I thought that, upon getting the little guy settled in at home, I would immediately rush to my sketch book, notebooks, and even to this blog to commemorate and fawn over him in a "creative" fashion. As it turns out, I have yet to touch a sketching pencil, and aside from facebook updates, this is the first I have written about him.

This is partially due to the fact that the old "Caring for an infant is a full time job," axiom is completely true. I spend at least eight hours a day just nursing. Add to that diaper changes, baths, cuddles, and wardrobe changes, and my time is pretty well spoken for.

Still, I have quiet moments like this one where I could sit down and paint a picture or write a poem. I often choose instead to just watch the baby. I find him to be completely enthralling.

Having created something so completely unlike anything I ever created before has kept me in the moment. Art and writing require a sort of mental check out; a break from reality during which one must retreat into her own head and fish out the bits that need removal, massaging, or grooming before smearing them across a page with an eye towards either entertainment or self-therapy. Now, watching my child's facial expressions while he sleeps is endlessly entertaining and snuggles from him provide unmatched therapy.

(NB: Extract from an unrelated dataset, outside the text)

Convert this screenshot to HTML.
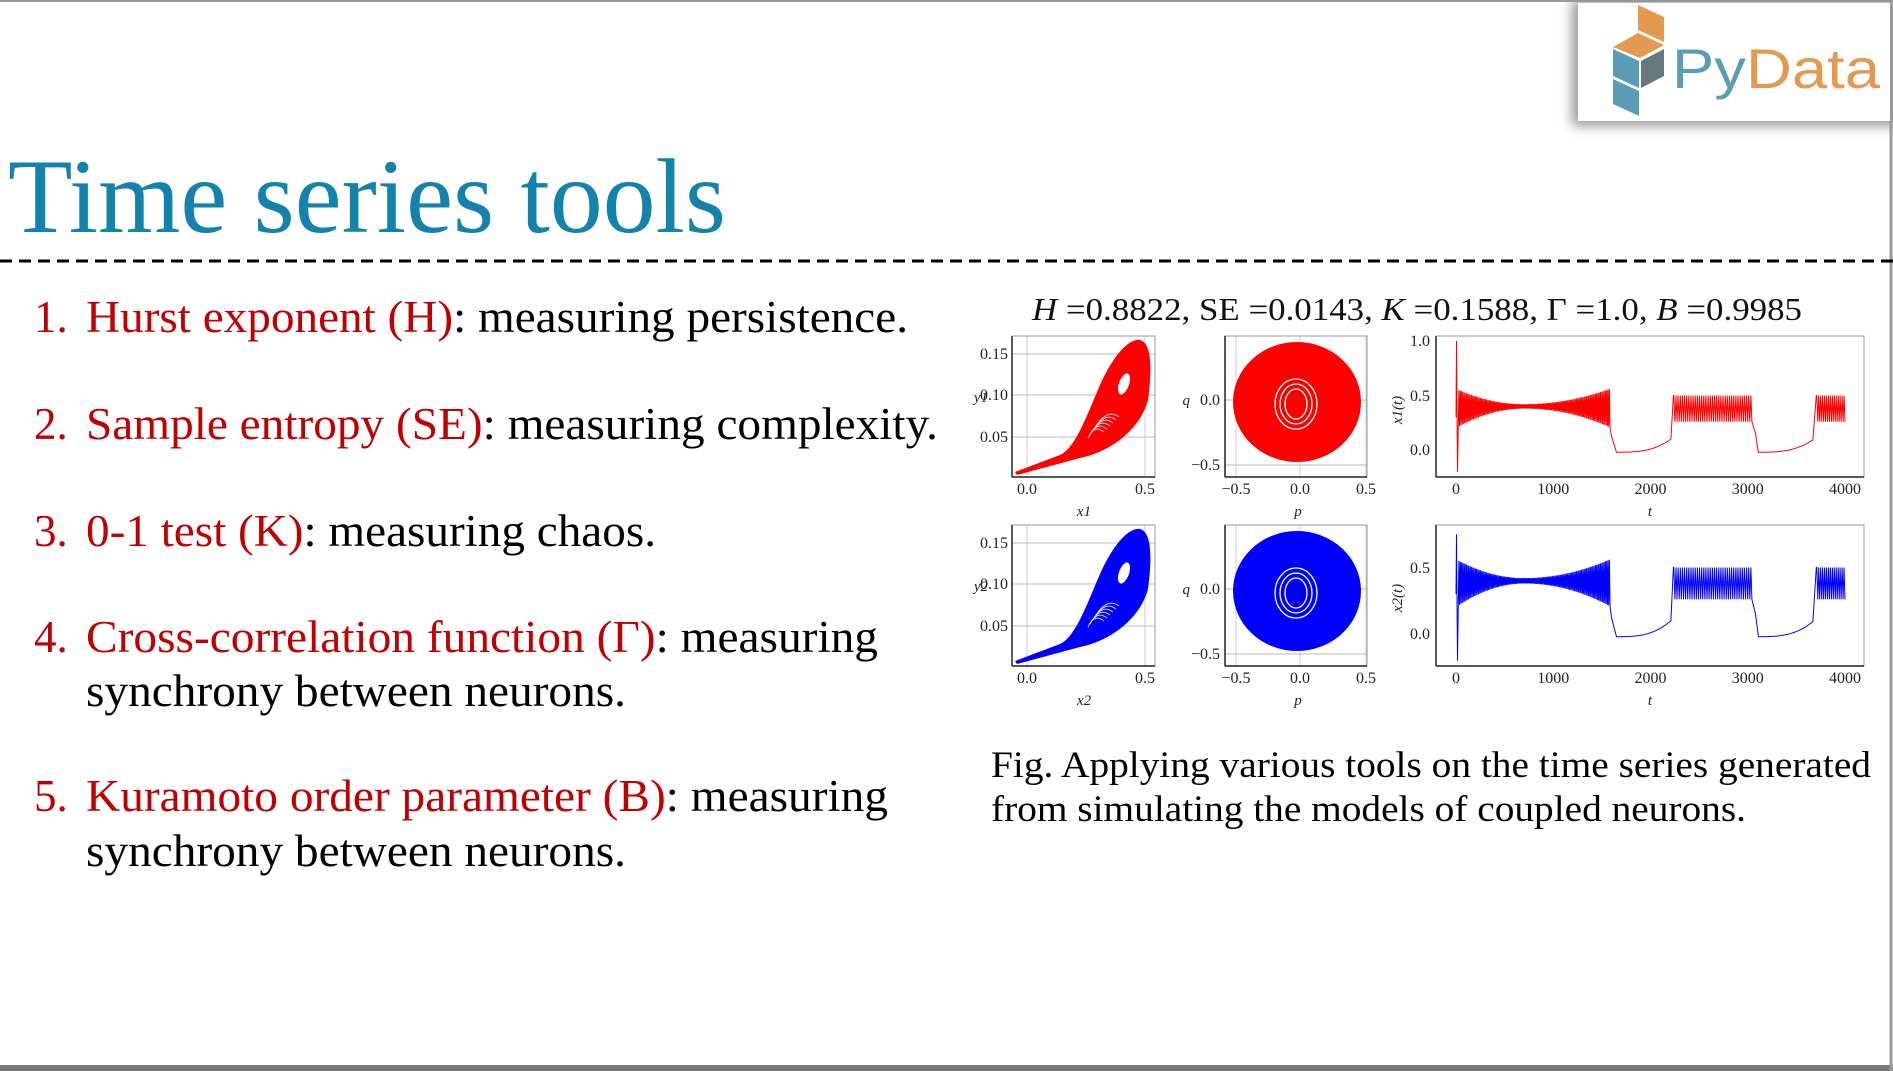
<!DOCTYPE html>
<html><head><meta charset="utf-8"><style>
html,body{margin:0;padding:0;background:#fff;}
svg{display:block;}
text{font-family:"Liberation Serif",serif;}
</style></head><body>
<svg id="s" width="1893" height="1071" viewBox="0 0 1893 1071" xmlns="http://www.w3.org/2000/svg">
<defs>
<filter id="sh" x="-20%" y="-20%" width="140%" height="160%"><feGaussianBlur stdDeviation="6"/></filter>
</defs>
<rect x="0" y="0" width="1893" height="1071" fill="#fff"/>
<line x1="0" y1="1" x2="1893" y2="1" stroke="#999" stroke-width="2"/>
<rect x="0" y="1065" width="1893" height="6" fill="#777"/>
<line x1="1891" y1="0" x2="1891" y2="1071" stroke="#999" stroke-width="3"/>

<!-- logo -->
<rect x="1572" y="0" width="330" height="126" fill="#999" filter="url(#sh)"/>
<rect x="1578" y="3" width="312" height="118" fill="#fff"/>
<polygon points="1638,5 1664,17 1664,42 1638,30" fill="#e39a50"/>
<polygon points="1613,47 1638,33 1664,45 1640,58" fill="#e39a50"/>
<polygon points="1613,49 1639,61 1639,88 1613,76" fill="#5b9cb5"/>
<polygon points="1641,61 1664,49 1664,76 1641,88" fill="#66787e"/>
<polygon points="1613,79 1639,91 1639,116 1613,104" fill="#5b9cb5"/>
<text x="1672" y="88" style="font-family:'Liberation Sans',sans-serif" font-size="56" textLength="208" lengthAdjust="spacingAndGlyphs"><tspan fill="#5b9cb5">Py</tspan><tspan fill="#e39a50">Data</tspan></text>

<!-- title -->
<text x="8" y="232" font-size="106" fill="#1383ad" textLength="718" lengthAdjust="spacingAndGlyphs">Time series tools</text>
<line x1="0" y1="261" x2="1893" y2="261" stroke="#000" stroke-width="3" stroke-dasharray="12,7"/>

<!-- list -->
<g font-size="45">
<text x="34" y="332" fill="#c00000">1.</text>
<text x="86" y="332" textLength="822" lengthAdjust="spacingAndGlyphs"><tspan fill="#c00000">Hurst exponent (H)</tspan><tspan fill="#000">: measuring persistence.</tspan></text>
<text x="34" y="439" fill="#c00000">2.</text>
<text x="86" y="439" textLength="852" lengthAdjust="spacingAndGlyphs"><tspan fill="#c00000">Sample entropy (SE)</tspan><tspan fill="#000">: measuring complexity.</tspan></text>
<text x="34" y="546" fill="#c00000">3.</text>
<text x="86" y="546" textLength="570" lengthAdjust="spacingAndGlyphs"><tspan fill="#c00000">0-1 test (K)</tspan><tspan fill="#000">: measuring chaos.</tspan></text>
<text x="34" y="652" fill="#c00000">4.</text>
<text x="86" y="652" textLength="792" lengthAdjust="spacingAndGlyphs"><tspan fill="#c00000">Cross-correlation function (Γ)</tspan><tspan fill="#000">: measuring</tspan></text>
<text x="86" y="706" fill="#000" textLength="540" lengthAdjust="spacingAndGlyphs">synchrony between neurons.</text>
<text x="34" y="811" fill="#c00000">5.</text>
<text x="86" y="811" textLength="802" lengthAdjust="spacingAndGlyphs"><tspan fill="#c00000">Kuramoto order parameter (B)</tspan><tspan fill="#000">: measuring</tspan></text>
<text x="86" y="866" fill="#000" textLength="540" lengthAdjust="spacingAndGlyphs">synchrony between neurons.</text>
</g>

<!-- figure title -->
<text x="1032" y="320" font-size="32" fill="#111" textLength="770" lengthAdjust="spacingAndGlyphs"><tspan font-style="italic">H</tspan> =0.8822, SE =0.0143, <tspan font-style="italic">K</tspan> =0.1588, Γ =1.0, <tspan font-style="italic">B</tspan> =0.9985</text>

<g id="plots"></g>

<!-- caption -->
<text x="991" y="777" font-size="37" fill="#000" textLength="880" lengthAdjust="spacingAndGlyphs">Fig. Applying various tools on the time series generated</text>
<text x="991" y="821" font-size="37" fill="#000" textLength="755" lengthAdjust="spacingAndGlyphs">from simulating the models of coupled neurons.</text>
</svg>
<script>
(function(){
var NS="http://www.w3.org/2000/svg",g=document.getElementById("plots");
function el(n,a,t){var e=document.createElementNS(NS,n);for(var k in a)e.setAttribute(k,a[k]);if(t!==undefined)e.textContent=t;g.appendChild(e);return e;}
function txt(x,y,s,anchor,fs){el("text",{x:x,y:y,"font-size":fs||16,"text-anchor":anchor||"middle",fill:"#222"},s);}
function rows(off,color,idx){
  var y0=336+off,y1=477+off;
  // P1
  el("line",{x1:1027,y1:y0,x2:1027,y2:y1,stroke:"#ccc"});el("line",{x1:1145,y1:y0,x2:1145,y2:y1,stroke:"#ccc"});
  [354,395,437].forEach(function(y){el("line",{x1:1012,y1:y+off,x2:1155,y2:y+off,stroke:"#bbb"});});
  el("path",{d:"M1015,"+(472+off)+" L1060,"+(455+off)+" C1075,"+(448+off)+" 1085,"+(420+off)+" 1100,"+(385+off)+" C1112,"+(358+off)+" 1128,"+(338+off)+" 1140,"+(340+off)+" C1152,"+(343+off)+" 1152,"+(370+off)+" 1148,"+(400+off)+" C1140,"+(430+off)+" 1110,"+(452+off)+" 1080,"+(458+off)+" L1017,"+(475+off)+" Z",fill:color});
  el("ellipse",{cx:1124,cy:384+off,rx:5,ry:11,fill:"#fff",transform:"rotate(20 1124 "+(384+off)+")"});
  for(var i=0;i<6;i++)el("path",{d:"M"+(1088+i*2)+","+(438+off-i*3)+" q"+(6+i)+",-14 "+(16+i)+",-6",stroke:"#fff","stroke-width":1,fill:"none",opacity:0.8});
  el("rect",{x:1012,y:y0,width:143,height:141,fill:"none",stroke:"#999"});
  el("line",{x1:1012,y1:y1,x2:1155,y2:y1,stroke:"#222","stroke-width":1.5});
  el("line",{x1:1012,y1:y0,x2:1012,y2:y1,stroke:"#222","stroke-width":1.5});
  txt(1008,359+off,"0.15","end");txt(1008,400+off,"0.10","end");txt(1008,442+off,"0.05","end");
  el("text",{x:988,y:402+off,"font-size":15,"text-anchor":"end","font-style":"italic",fill:"#222"},"y"+idx);
  txt(1027,494+off,"0.0");txt(1145,494+off,"0.5");
  el("text",{x:1084,y:516+off,"font-size":15,"text-anchor":"middle","font-style":"italic",fill:"#222"},"x"+idx);
  // P2
  el("line",{x1:1236,y1:y0,x2:1236,y2:y1,stroke:"#ccc"});el("line",{x1:1300,y1:y0,x2:1300,y2:y1,stroke:"#ccc"});el("line",{x1:1366,y1:y0,x2:1366,y2:y1,stroke:"#ccc"});
  el("line",{x1:1225,y1:400+off,x2:1367,y2:400+off,stroke:"#bbb"});el("line",{x1:1225,y1:465+off,x2:1367,y2:465+off,stroke:"#bbb"});
  el("ellipse",{cx:1297,cy:402+off,rx:64,ry:60,fill:color});
  [11,16,21].forEach(function(r){el("ellipse",{cx:1296,cy:404+off,rx:r,ry:r+4,fill:"none",stroke:"#fff","stroke-width":1.3});});
  el("rect",{x:1225,y:y0,width:142,height:141,fill:"none",stroke:"#999"});
  el("line",{x1:1225,y1:y1,x2:1367,y2:y1,stroke:"#222","stroke-width":1.5});
  el("line",{x1:1225,y1:y0,x2:1225,y2:y1,stroke:"#222","stroke-width":1.5});
  txt(1220,405+off,"0.0","end");txt(1220,470+off,"−0.5","end");
  el("text",{x:1190,y:405+off,"font-size":15,"text-anchor":"end","font-style":"italic",fill:"#222"},"q");
  txt(1236,494+off,"−0.5");txt(1300,494+off,"0.0");txt(1366,494+off,"0.5");
  el("text",{x:1298,y:516+off,"font-size":15,"text-anchor":"middle","font-style":"italic",fill:"#222"},"p");
  // P3
  el("rect",{x:1436,y:y0,width:428,height:141,fill:"none",stroke:"#999"});
  el("line",{x1:1436,y1:y1,x2:1864,y2:y1,stroke:"#222","stroke-width":1.5});
  el("line",{x1:1436,y1:y0,x2:1436,y2:y1,stroke:"#222","stroke-width":1.5});
  [0,1000,2000,3000,4000].forEach(function(t){txt(1456+t*0.09725,494+off,""+t);});
  el("text",{x:1650,y:516+off,"font-size":15,"text-anchor":"middle","font-style":"italic",fill:"#222"},"t");
  var Z,K;
  if(idx==1){Z=450;K=109;txt(1430,346,"1.0","end");txt(1430,401,"0.5","end");txt(1430,455,"0.0","end");}
  else{Z=634;K=133;txt(1430,573,"0.5","end");txt(1430,639,"0.0","end");}
  el("text",{x:1402,y:(idx==1?410:598),"font-size":15,"text-anchor":"middle","font-style":"italic",fill:"#222",transform:"rotate(-90 1402 "+(idx==1?410:598)+")"},"x"+idx+"(t)");
  var X=function(t){return (1456+t*0.09725).toFixed(1);},Y=function(v){return (Z-v*K).toFixed(1);};
  var d="M"+X(0)+","+Y(0.3)+" L"+X(5)+","+Y(idx==1?1.0:0.75)+" L"+X(15)+","+Y(-0.2)+" L"+X(30)+","+Y(0.55);
  var t,a,f;
  for(t=30;t<1580;t+=13){
    f=t<700?Math.pow((700-t)/670,2):Math.pow((t-700)/850,2);
    a=0.02+0.13*f;
    d+=" L"+X(t)+","+Y(0.4+a)+" L"+X(t+6.5)+","+Y(0.4-a-0.03*f);
  }
  function ramp(t0,t1){for(t=t0;t<=t1;t+=20){var u=(t-t0)/(t1-t0);d+=" L"+X(t)+","+Y(-0.02+0.12*Math.pow(u,3));}}
  d+=" L"+X(1600)+","+Y(0.12);
  ramp(1650,2210);
  d+=" L"+X(2235)+","+Y(0.5);
  for(t=2240;t<3050;t+=22){d+=" L"+X(t)+","+Y(0.5)+" L"+X(t+11)+","+Y(0.26);}
  d+=" L"+X(3080)+","+Y(0.15);
  ramp(3110,3680);
  d+=" L"+X(3705)+","+Y(0.5);
  for(t=3710;t<4000;t+=20){d+=" L"+X(t)+","+Y(0.5)+" L"+X(t+10)+","+Y(0.26);}
  el("path",{d:d,fill:"none",stroke:color,"stroke-width":1});
}
rows(0,"#ff0000",1);
rows(189,"#0000ff",2);
})();
</script>
</body></html>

I have always known that my creative impulses, and thus the work I have done in various artistic fields, stem largely from holes or gaps I felt in myself. I will almost certainly never again produce as much poetry as I did during a stretch of time in 2003 and 2004. In six or seven months I filled five, five subject spiral notebooks to the brim with verse, much of which has been deemed "good" by various readers, and a small percentage of which has been published.

The cause for such a rush of creation during that time period was a desperate search for a teenage identity coupled with a fair amount of angst and some mind-enhancing activities. My periodic unhappiness and instability needed an outlet, and thus I bled onto a page, rather than down a sink drain as some other "arty types" choose to do.

In the spring of 2005, while I was in my second term at Tulane and certainly at my most nihilistic, I wrote over 200 pages of a single spaced, 10 pt. novel in less than two months. It was almost definitely my most emotionally tumultuous phase, and it resulted in a manic flurry of word vomit in the form of a dark and melancholy monologue that will never be finished for various reasons.

The point I am trying to make is that I have always used creation as an emotional outlet, which is not unusual. Perhaps unfortunately, that means that as I have gotten older, happier, and more stable, my desire and need to create has diminished. By the time I got pregnant, I had only a very tiny angst-hole in my soul left to fill.

Now, I am filling that hole in the simplest of ways. Rather than absorbing my energy into myself, I am bouncing it off my little one to be consumed by the ethos. I am filling my hole by staring into the tiniest, steel-blue eyes and singing "You Are My Sunshine" on repeat. By kissing little foot arches and tickling minute ribs. By waking up in the middle of the night to petite whimpers that sound remarkably like Nicki Minaj's entire catalog of work. And I can't feel any holes anymore.

I have been told by numerous individuals who make their living in various artistic fields that the arts need not be an escape from pain and unrest. That Elliot Smith and Vincent Van Gogh are the exception and not the norm. These people claim to project positive feelings into their art. They hope that their work can inspire and entertain on its own. It need not be laden with hard-wrestled traces of their demons in order to have worth.

I never really believed any of that. I thought it was a grown-up line used to mask the unchecked adolescent torment that all artists must still possess. However, I might be changing my mind. I have a tiny, tiny, perfect face peering at me out of a fish-themed bouncy chair right now, and its vaguely simian expression is making my heart swell a bit. Maybe, if I can find a way to massage this love onto canvas and paper in the place of the formerly smeared pain, I can create something beautiful.

If not, it isn't really a big deal. My most beautiful creation is right in front of me, and I am pretty sure he is hungry again.